SANTIAGO (Reuters) - A caller into a radio show shocked Chile this week with a chilling confession of executions he had taken part in as a conscript during Chile’s military dictatorship, and the socialist party said a judge had ordered his arrest.
A caller to the “Chacotero Sentimental” radio station on Wednesday, who identified himself as 62-year-old “Alberto”, began talking about a love affair but then moved on to describing how he had executed people during the 1970s.
The brutal dictatorship of Augusto Pinochet ruled Chile between 1973 and 1990, when an estimated 3,200 people were murdered and another 28,000 tortured by the state. Many of the victims had been affiliated with the socialist government of Salvador Allende, who was deposed in a 1973 coup.
Courts are still hearing cases of those accused of human rights abuses.
“Alberto’s” sometimes rambling call to the station described with little apparent remorse how “we took some of these guys out into the countryside and shot them in the head”.
“We blew them up. They fell apart. Nothing was left of them. Not even their shadow,” he told the stunned radio presenter.
“But you killed people!” said the presenter, Roberto Artiagoitia.

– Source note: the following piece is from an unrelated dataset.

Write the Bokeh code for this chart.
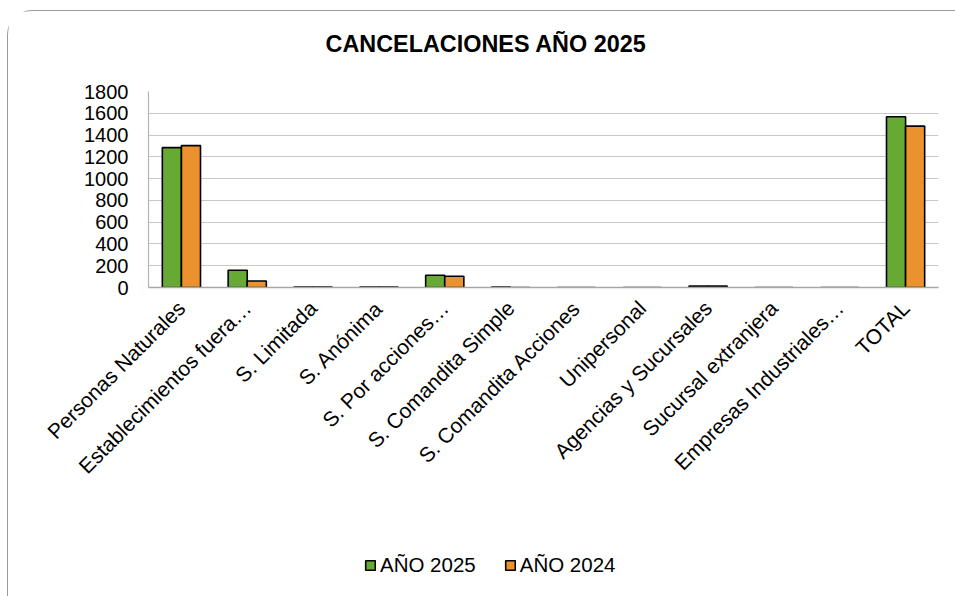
from math import pi
from bokeh.plotting import figure
from bokeh.layouts import column
from bokeh.models import ColumnDataSource, Legend, LegendItem, FactorRange, Range1d
from bokeh.transform import dodge
from bokeh.embed import file_html
from bokeh.resources import INLINE

categories = ["Personas Naturales", "Establecimientos fuera…", "S. Limitada", "S. Anónima",
              "S. Por acciones…", "S. Comandita Simple", "S. Comandita Acciones", "Unipersonal",
              "Agencias y Sucursales", "Sucursal extranjera", "Empresas Industriales…", "TOTAL"]
anio_2025 = [1285, 158, 5, 4, 112, 3, 0, 0, 13, 0, 0, 1568]
anio_2024 = [1303, 60, 5, 4, 104, 0, 0, 0, 13, 0, 0, 1482]
y_ticks = [0, 200, 400, 600, 800, 1000, 1200, 1400, 1600, 1800]
series_names = ["AÑO 2025", "AÑO 2024"]
series_colors = ["#66AA33", "#EB912D"]

src = ColumnDataSource(dict(cat=categories, a25=anio_2025, a24=anio_2024))

FONT = "Liberation Sans"
W = 948
p = figure(x_range=FactorRange(*categories), y_range=(0, 1800), width=W, height=530,
           output_backend="svg", toolbar_location=None,
           min_border_left=140, min_border_right=18, min_border_top=80, min_border_bottom=254)

p.title.text = "CANCELACIONES AÑO 2025"
p.title.align = "left"
p.title.text_font = FONT
p.title.text_font_size = "23.4px"
p.title.text_font_style = "bold"
p.title.text_color = "black"
p.title.offset = 177
p.title.standoff = 10
p.title.padding = dict(left=0, right=0, top=0, bottom=30)

p.vbar(x=dodge("cat", -0.145, range=p.x_range), top="a25", width=0.29, source=src,
       fill_color=series_colors[0], line_color="black", line_width=1.6)
p.vbar(x=dodge("cat", 0.145, range=p.x_range), top="a24", width=0.29, source=src,
       fill_color=series_colors[1], line_color="black", line_width=1.6)

p.outline_line_color = None
p.xgrid.grid_line_color = None
p.ygrid.grid_line_color = "#c8c8c8"
p.ygrid.grid_line_width = 1.2
p.yaxis.ticker = y_ticks
p.yaxis.axis_line_color = "#b4b4b4"
p.yaxis.axis_line_width = 1.2
p.yaxis.major_tick_line_color = None
p.yaxis.major_tick_out = 0
p.yaxis.major_tick_in = 0
p.yaxis.minor_tick_line_color = None
p.yaxis.major_label_text_font = FONT
p.yaxis.major_label_text_font_size = "20px"
p.yaxis.major_label_text_color = "black"
p.yaxis.major_label_standoff = 20

p.xaxis.axis_line_color = "#a6a6a6"
p.xaxis.axis_line_width = 1.5
p.xaxis.major_tick_line_color = None
p.xaxis.major_tick_out = 0
p.xaxis.major_tick_in = 0
p.xaxis.major_label_orientation = pi / 4
p.xaxis.major_label_text_font = FONT
p.xaxis.major_label_text_font_size = "21px"
p.xaxis.major_label_text_color = "black"
p.xaxis.major_label_standoff = 17
p.x_range.range_padding = 0
p.x_range.group_padding = 0

# legend strip (its own small plot; the dummy bars lie outside its ranges)
leg = figure(width=W, height=56, output_backend="svg", toolbar_location=None,
             x_axis_type=None, y_axis_type=None,
             x_range=Range1d(10, 11), y_range=Range1d(10, 11),
             min_border_left=0, min_border_right=0, min_border_top=0, min_border_bottom=0)
leg.outline_line_color = None
leg.grid.grid_line_color = None
r1 = leg.vbar(x=[0], top=[0], width=1, fill_color=series_colors[0], line_color="black", line_width=1.6)
r2 = leg.vbar(x=[0], top=[0], width=1, fill_color=series_colors[1], line_color="black", line_width=1.6)
legend = Legend(items=[LegendItem(label=series_names[0], renderers=[r1]),
                       LegendItem(label=series_names[1], renderers=[r2])],
                orientation="horizontal", location=(216, 20),
                label_text_font=FONT, label_text_font_size="20.5px", label_text_color="black",
                glyph_width=12, glyph_height=12, spacing=28, label_standoff=4,
                padding=0, margin=0, label_height=20,
                border_line_color=None, background_fill_alpha=0)
leg.add_layout(legend, "center")

layout = column(p, leg, spacing=0,
                styles={"margin-left": "7px", "margin-top": "10px",
                        "border-top": "1.5px solid #9a9a9a", "border-left": "1.5px solid #9a9a9a",
                        "border-top-left-radius": "25px"})

open("out.html", "w").write(file_html(layout, INLINE))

“I was obliged, otherwise the military would have killed me,” he replied. He said he did not know how many people he had executed, but that it was “more than” 10.
Reports of the radio show spread quickly via social media. Local media said that the police traced the call, arresting a man identified as 62-year-old Guillermo Reyes.
Chile’s socialist party said on Friday that Reyes was being investigated by a human rights judge over the execution of two members of its party in the 1970s.
Some politicians on the right still defend Pinochet’s legacy, saying the coup saved Chile from Allende’s Marxist agenda. For years, conservatives blocked attempts to prosecute members of the military accused of dictatorship-era abuses.
However, polls show support for Pinochet has declined among Chileans in recent years, while prosecutions for human rights abuses have risen.